In 1861-3, a new Stepney Union workhouse intended to accommodate up to 800 inmates was erected at the west side of St Leonard's Street, Bromley-by-Bow at a cost of over £30,000.
The foundation stone was laid at a ceremony on October 18th, 1861. A history of the Stepney Union was recounted and children from the Limehouse institution sang a psalm.
The three-storey main building was constructed of brick and had a T-shaped layout with its main facade facing to the south. At the center were administrative offices and the Master's accommodation, with male and female accommodation in wings at each side. A dining hall and chapel were to the rear and a separate hospital block was to the west of the workhouse.

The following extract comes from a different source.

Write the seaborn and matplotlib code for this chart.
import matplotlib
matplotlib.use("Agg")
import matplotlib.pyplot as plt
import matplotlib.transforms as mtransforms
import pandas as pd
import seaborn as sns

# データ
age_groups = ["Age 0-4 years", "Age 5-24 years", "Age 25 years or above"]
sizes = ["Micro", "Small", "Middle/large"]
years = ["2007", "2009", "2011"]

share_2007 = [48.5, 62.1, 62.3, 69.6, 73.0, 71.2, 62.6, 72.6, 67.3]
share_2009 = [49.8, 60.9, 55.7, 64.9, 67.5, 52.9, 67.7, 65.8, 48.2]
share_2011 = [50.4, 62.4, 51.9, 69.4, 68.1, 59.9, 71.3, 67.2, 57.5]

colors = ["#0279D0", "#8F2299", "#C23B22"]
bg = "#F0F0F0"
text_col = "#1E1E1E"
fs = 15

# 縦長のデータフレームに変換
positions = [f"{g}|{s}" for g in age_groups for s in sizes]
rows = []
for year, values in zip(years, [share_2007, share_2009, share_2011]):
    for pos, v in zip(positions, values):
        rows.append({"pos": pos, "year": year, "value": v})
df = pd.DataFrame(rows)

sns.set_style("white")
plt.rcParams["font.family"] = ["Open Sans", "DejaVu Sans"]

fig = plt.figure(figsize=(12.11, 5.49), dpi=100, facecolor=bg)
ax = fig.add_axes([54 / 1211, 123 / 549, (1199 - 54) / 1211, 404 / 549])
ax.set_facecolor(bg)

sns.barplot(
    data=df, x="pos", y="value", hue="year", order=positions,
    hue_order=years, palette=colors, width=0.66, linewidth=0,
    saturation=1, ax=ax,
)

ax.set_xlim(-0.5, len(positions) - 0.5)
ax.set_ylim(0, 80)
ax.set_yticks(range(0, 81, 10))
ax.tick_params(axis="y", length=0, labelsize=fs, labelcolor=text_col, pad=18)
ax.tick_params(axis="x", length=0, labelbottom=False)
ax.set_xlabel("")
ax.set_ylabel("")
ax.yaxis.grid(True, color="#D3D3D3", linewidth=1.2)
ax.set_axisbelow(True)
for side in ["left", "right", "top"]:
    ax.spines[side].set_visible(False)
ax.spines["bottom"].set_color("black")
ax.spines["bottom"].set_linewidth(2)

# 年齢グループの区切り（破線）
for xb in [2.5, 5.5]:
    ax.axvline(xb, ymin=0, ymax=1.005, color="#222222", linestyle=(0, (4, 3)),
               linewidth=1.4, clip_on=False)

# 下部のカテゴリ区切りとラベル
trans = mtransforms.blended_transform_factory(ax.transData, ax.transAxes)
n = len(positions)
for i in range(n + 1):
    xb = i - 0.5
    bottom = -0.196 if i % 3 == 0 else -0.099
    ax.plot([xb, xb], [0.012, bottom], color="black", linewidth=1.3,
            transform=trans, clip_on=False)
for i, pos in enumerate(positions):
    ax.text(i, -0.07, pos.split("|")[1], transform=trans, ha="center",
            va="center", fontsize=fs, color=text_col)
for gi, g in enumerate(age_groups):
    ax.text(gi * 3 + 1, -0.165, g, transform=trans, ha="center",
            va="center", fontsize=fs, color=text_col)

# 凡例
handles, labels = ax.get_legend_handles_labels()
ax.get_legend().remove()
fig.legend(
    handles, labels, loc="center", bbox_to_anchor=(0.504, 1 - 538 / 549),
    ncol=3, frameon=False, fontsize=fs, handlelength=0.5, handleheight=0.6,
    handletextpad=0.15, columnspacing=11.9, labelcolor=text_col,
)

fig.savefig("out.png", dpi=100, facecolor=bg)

On April 18th, additional works were carried out to prevent inmates climbing over the workhouse walls at the south and escaping across the railway lines.
The building opened on March 30th 1863 and local ratepayers were invited to inspect the premises and its gas lighting.
The first Master of the establishment was to be James Hall but the Guardians changed their minds after hearing that he had been dismissed from his previous post because of drunkenness. John Watson took up the post.
The workhouse location and layout is shown on an 1869 OS map:

Stepney workhouse site, 1869

Stepney main building from the south-west, c.1938.
In 1868, the recently formed Metropolitan Asylums Board set up six new Sick Asylum Districts for the purposes of providing hospital care for the poor on separate sites from workhouses. One of the new Districts was the Poplar and Stepney Sick Asylum District and comprised the area covered by the two poor law unions. Soon afterwards, the new District erected a large hospital at Devon's Row in Bow to which sick paupers from Poplar and Stepney were from then on admitted.
Stepney was involved in several further reorganizations of poor law administrative areas. From 1921-5 it was known as the Parish of Limehouse, then from 1925 a new Stepney Union was set up comprising Mile End Old Town, St George in the East, and Whitechapel.
In 1922, several hundred Stepney unemployed stormed the building to protest against the rates of outdoor relief in Stepney which were lower than those in the neighboring Poplar Union.
The buildings suffered bomb damage during the Second World War with the western part of the original building and an 1893 annex being destroyed. After the war, Bromley House as it became known was used to house homeless families. The premises were closed down in March 1966 and demolished the following month to make way for an elderly persons' home.